Sometimes a subcommittee of the Grant Group might meet to edit a final draft of a grant.
So far, one grant has been turned in, to buy berry bushes for three workshops Rebecca wants to give to help people in Green Acres learn how to plant, care for, and preserve the harvest of perennial plants.
The Grant Group has been working on a much bigger grant, “Healing Our Borders,” for which we have met twice now, with city officials in my living room, and after the second meeting decided to scale back the project for this year and instead do it in three annual phases. This year, to concentrate on getting a grant for five signs at entrances of the neighborhood.
Meanwhile, another group, the Development Group, is revving up, again with Katarina as its leader, in fact, we have now given her the official title, “Community Development Director” for Green Acres Neighborhood. I’ll speak more about that as time goes on, but it’s good to know that Mel, who lives just barely beyond a stone’s throw of here, volunteered at Sunday’s afternoon meeting to take on the job of putting the GANA, GANG, and GANE websites together in one place as we persist in this long-range plan to transform an existing suburban neighborhood into an ecovillage.

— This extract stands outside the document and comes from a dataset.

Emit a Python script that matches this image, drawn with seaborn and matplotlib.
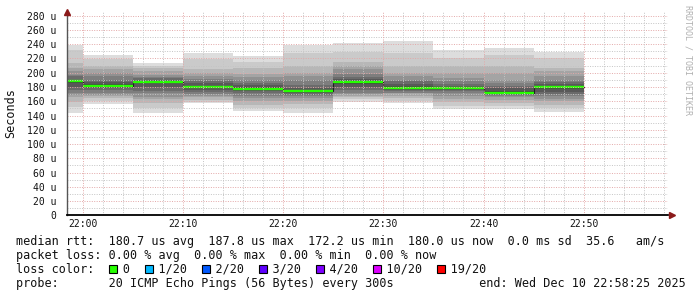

Until the website switchover happens, you’d be well advised to check in periodically with Katarina’s social utiility work on the facebook page: Green Acres Neighborhood Garden.
There’s also a closed group on facebook, the Green Acres Community Supported Kitchen, where people sign up for the thrice-weekly dinners . . . but you know what? I’m still in my mid-winter doldrums, and need to stop talking about any of this for today.
I’ll end on a light note. Poor Shadow. Back during the last storm, we dressed him up in a new outfit podmate Kryssa got for him, including little mitts (to protect his paws from salt on the roads). But he didn’t like the outfit, in fact, refused to even go outside as long as it was on. Mea culpa.